Clinical Studies Using Topical Melatonin

Abstract

Melatonin is ubiquitously present in all animals and plants, where it exerts a variety of physiological activities thanks to its antioxidant properties and its key role as the first messenger of extracellular signaling functions. Most of the clinical studies on melatonin refer to its widespread oral use as a dietary supplement to improve sleep. A far smaller number of articles describe the clinical applications of topical melatonin to treat or prevent skin disorders by exploiting its antioxidant and anti-inflammatory activities. This review focuses on the clinical studies in which melatonin was applied on the skin as a photoprotective, anti-aging, or hair growth-promoting agent. The methodologies and results of such studies are discussed to provide an overall picture of the state of the art in this intriguing field of research. The clinical studies in which melatonin was applied on the skin before exposure to radiation (UV, sunlight, and high-energy beams) were all characterized by an appropriate design (randomized, double-blind, and placebo-controlled) and strongly support its clinical efficacy in preventing or reducing skin damage such as dermatitis, erythema, and sunburn. Most of the studies examined in this review do not provide a clear demonstration of the efficacy of topical melatonin as a skin anti-aging or as a hair growth-promoting agent owing to limitations in their design and/or to the use of melatonin combined with extra active ingredients, except for one trial that suggests a possible beneficial role of melatonin in treating some forms of alopecia in women. Further research efforts are required to reach definitive conclusions concerning the actual benefits of topical melatonin to counteract skin aging and hair loss.

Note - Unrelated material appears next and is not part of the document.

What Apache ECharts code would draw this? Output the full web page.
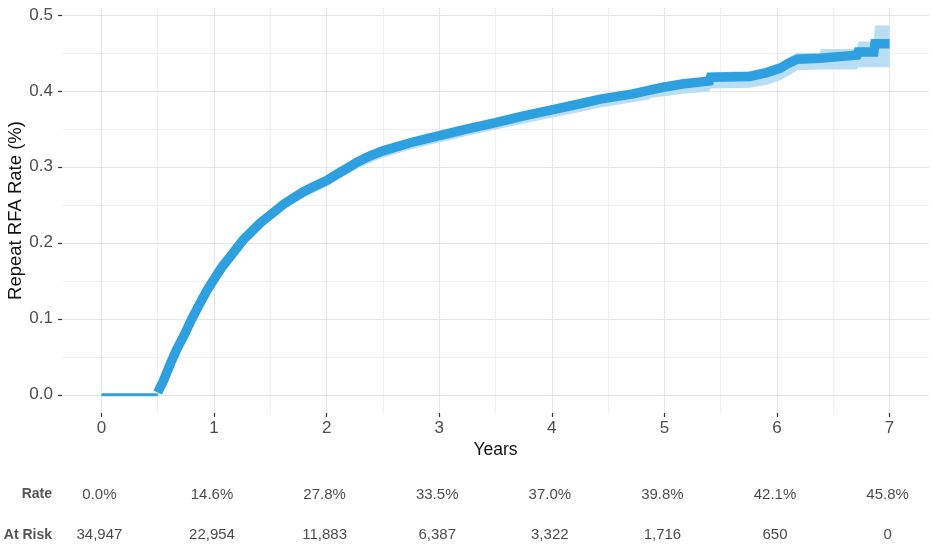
<!DOCTYPE html>
<html>
<head>
<meta charset="utf-8">
<script src="https://cdn.jsdelivr.net/npm/echarts@6/dist/echarts.min.js"></script>
<style>html,body{margin:0;padding:0;background:#fff}#c{width:933px;height:546px}</style>
</head>
<body>
<div id="c"></div>
<script>
// ---- data ----
const xTicks = [0, 1, 2, 3, 4, 5, 6, 7];
const xMinorTicks = [0.5, 1.5, 2.5, 3.5, 4.5, 5.5, 6.5];
const yTicks = [0, 0.1, 0.2, 0.3, 0.4, 0.5];
const yMinorTicks = [0.05, 0.15, 0.25, 0.35, 0.45];

const flatYears = [0, 0.5];
const flatRate = [0, 0];

const years = [0.50,0.55,0.61,0.67,0.73,0.80,0.87,0.94,1.00,1.07,1.15,1.26,1.41,1.52,1.62,1.79,1.90,2.00,2.10,2.18,2.27,2.38,2.50,2.75,3.00,3.25,3.50,3.75,4.00,4.25,4.43,4.72,4.87,4.88,5.00,5.16,5.40,5.41,5.76,5.91,6.03,6.10,6.18,6.38,6.39,6.71,6.72,6.86,6.87,7.00];
const rate  = [0.003,0.018,0.040,0.060,0.077,0.099,0.119,0.138,0.152,0.168,0.183,0.204,0.226,0.239,0.251,0.267,0.275,0.282,0.291,0.298,0.306,0.314,0.321,0.332,0.341,0.350,0.358,0.367,0.375,0.383,0.389,0.396,0.401,0.403,0.405,0.409,0.413,0.418,0.419,0.424,0.430,0.436,0.4415,0.443,0.4455,0.447,0.451,0.451,0.462,0.462];
const lower = [-0.003,0.011,0.033,0.053,0.070,0.092,0.112,0.131,0.145,0.161,0.176,0.197,0.219,0.232,0.244,0.259,0.267,0.274,0.283,0.290,0.297,0.305,0.312,0.323,0.332,0.341,0.349,0.357,0.365,0.372,0.378,0.385,0.389,0.391,0.393,0.396,0.399,0.403,0.404,0.408,0.414,0.420,0.427,0.428,0.428,0.428,0.431,0.431,0.431,0.431];
const upper = [0.007,0.023,0.045,0.065,0.082,0.104,0.124,0.143,0.157,0.173,0.188,0.209,0.231,0.244,0.256,0.272,0.280,0.287,0.296,0.303,0.311,0.319,0.326,0.337,0.346,0.355,0.363,0.372,0.380,0.388,0.394,0.401,0.406,0.408,0.410,0.414,0.419,0.424,0.426,0.431,0.437,0.444,0.450,0.450,0.455,0.455,0.465,0.465,0.486,0.486];

const tableYears = [0, 1, 2, 3, 4, 5, 6, 7];
const rateLabels = ['0.0%','14.6%','27.8%','33.5%','37.0%','39.8%','42.1%','45.8%'];
const atRiskLabels = ['34,947','22,954','11,883','6,387','3,322','1,716','650','0'];
const rowNames = ['At Risk', 'Rate'];

// ---- chart ----
const FONT = 'Liberation Sans, Arial, sans-serif';
const LINE = '#2E9FDF';
const X_MIN = -0.35, X_MAX = 7.35, Y_MIN = -0.024, Y_MAX = 0.509;

const chart = echarts.init(document.getElementById('c'), null, {renderer: 'canvas'});

const tableData = [];
tableYears.forEach((y, i) => {
  tableData.push([y, 'Rate', rateLabels[i]]);
  tableData.push([y, 'At Risk', atRiskLabels[i]]);
});

const option = {
  animation: false,
  backgroundColor: '#ffffff',
  textStyle: {fontFamily: FONT},
  grid: [
    {left: 62, right: 4, top: 8, bottom: 133, containLabel: false, outerBoundsMode: 'none'},
    {left: 62, right: 4, top: 494.5, height: 40.5, containLabel: false, outerBoundsMode: 'none'}
  ],
  xAxis: [
    {
      type: 'value', gridIndex: 0, min: X_MIN, max: X_MAX,
      name: 'Years', nameLocation: 'middle', nameGap: 28, nameMoveOverlap: false,
      nameTextStyle: {fontSize: 17.5, color: '#111', fontFamily: FONT},
      axisLine: {show: false, onZero: false},
      axisTick: {show: true, customValues: xTicks, length: 4, lineStyle: {color: '#333', width: 1.2}},
      axisLabel: {show: true, customValues: xTicks, margin: 7, fontSize: 17, color: '#4d4d4d', fontFamily: FONT},
      splitLine: {show: true, lineStyle: {color: '#e6e6e6', width: 1.1}}
    },
    {
      type: 'value', gridIndex: 0, min: X_MIN, max: X_MAX, position: 'bottom',
      axisLine: {show: false, onZero: false},
      axisTick: {show: false, customValues: xMinorTicks},
      axisLabel: {show: false, customValues: xMinorTicks},
      splitLine: {show: true, lineStyle: {color: '#f0f0f0', width: 1}}
    },
    {
      type: 'value', gridIndex: 1, min: X_MIN, max: X_MAX, show: false
    }
  ],
  yAxis: [
    {
      type: 'value', gridIndex: 0, min: Y_MIN, max: Y_MAX,
      name: 'Repeat RFA Rate (%)', nameLocation: 'middle', nameGap: 37, nameRotate: 90, nameMoveOverlap: false,
      nameTextStyle: {fontSize: 18.5, color: '#111', fontFamily: FONT},
      axisLine: {show: false, onZero: false},
      axisTick: {show: true, customValues: yTicks, length: 4, lineStyle: {color: '#333', width: 1.2}},
      axisLabel: {show: true, customValues: yTicks, margin: 9, fontSize: 17, color: '#4d4d4d', fontFamily: FONT,
        formatter: v => v.toFixed(1)},
      splitLine: {show: true, lineStyle: {color: '#e6e6e6', width: 1.1}}
    },
    {
      type: 'value', gridIndex: 0, min: Y_MIN, max: Y_MAX, position: 'left',
      axisLine: {show: false, onZero: false},
      axisTick: {show: false, customValues: yMinorTicks},
      axisLabel: {show: false, customValues: yMinorTicks},
      splitLine: {show: true, lineStyle: {color: '#f0f0f0', width: 1}}
    },
    {
      type: 'category', gridIndex: 1, data: rowNames, boundaryGap: false,
      axisLine: {show: false, onZero: false}, axisTick: {show: false}, splitLine: {show: false},
      axisLabel: {margin: 10, fontSize: 14, fontWeight: 'bold', color: '#555', fontFamily: FONT}
    }
  ],
  series: [
    {
      type: 'custom', xAxisIndex: 0, yAxisIndex: 0, z: 1, silent: true,
      data: [[years[0], rate[0]]],
      renderItem: function (params, api) {
        const pts = [];
        for (let i = 0; i < years.length; i++) pts.push(api.coord([years[i], upper[i]]));
        for (let i = years.length - 1; i >= 0; i--) pts.push(api.coord([years[i], lower[i]]));
        return {type: 'polygon', shape: {points: pts}, style: {fill: '#b9ddf3'}};
      }
    },
    {
      type: 'line', xAxisIndex: 0, yAxisIndex: 0, z: 3, symbol: 'none',
      data: flatYears.map((x, i) => [x, flatRate[i]]),
      lineStyle: {color: LINE, width: 3}
    },
    {
      type: 'line', xAxisIndex: 0, yAxisIndex: 0, z: 3, symbol: 'none',
      data: years.map((x, i) => [x, rate[i]]),
      lineStyle: {color: LINE, width: 9.5, cap: 'butt', join: 'miter'}
    },
    {
      type: 'scatter', xAxisIndex: 2, yAxisIndex: 2, symbolSize: 0, silent: true,
      data: tableData,
      label: {show: true, position: 'inside', offset: [-2, 0], formatter: p => p.value[2],
        fontSize: 15, color: '#1a1a1a', fontFamily: FONT}
    }
  ]
};
chart.setOption(option);
</script>
</body>
</html>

Keywords: anti-aging; clinical studies; dermatology; hair growth; melatonin; photoprotection; skin; topical applications.

Figure 1

Structure of melatonin.

Figure 2

The main mechanisms of action of melatonin underlying its antioxidant and anti-inflammatory properties (see text for details). Melatonin is represented as a green filled square; the proteins that are positively modulated or upregulated are in blue; and the proteins that are negatively modulated or downregulated are in red. The levels of the second messengers and enzymes are in blue or red to indicate, respectively, their increase or decrease. Abbreviations (listed in the same order as they are mentioned in the text): MT1: melatonin receptor 1; MT2: melatonin receptor 2; PKA: protein kinase A; CREB: cAMP responsive element-binding protein; PKC: protein kinase C; MAPK1/2: mitogen-activated protein kinases 1 and 2; Nrf2: nuclear factor erythroid 2-related factor 2; AHR: aryl hydrocarbon receptor; PPARγ: peroxisome proliferator-activated receptor γ; UPS: ubiquitin–proteasome system; ROS: reactive oxygen species; COX-2: cyclooxygenase-2; iNOS: inducible nitric oxide synthase; p300 HAT: p300 histone acetyltransferase; NF-κB: nuclear factor kappa-light-chain-enhancer of activated B cells; AC: adenylate cyclase; and sGC: soluble guanylate cyclase.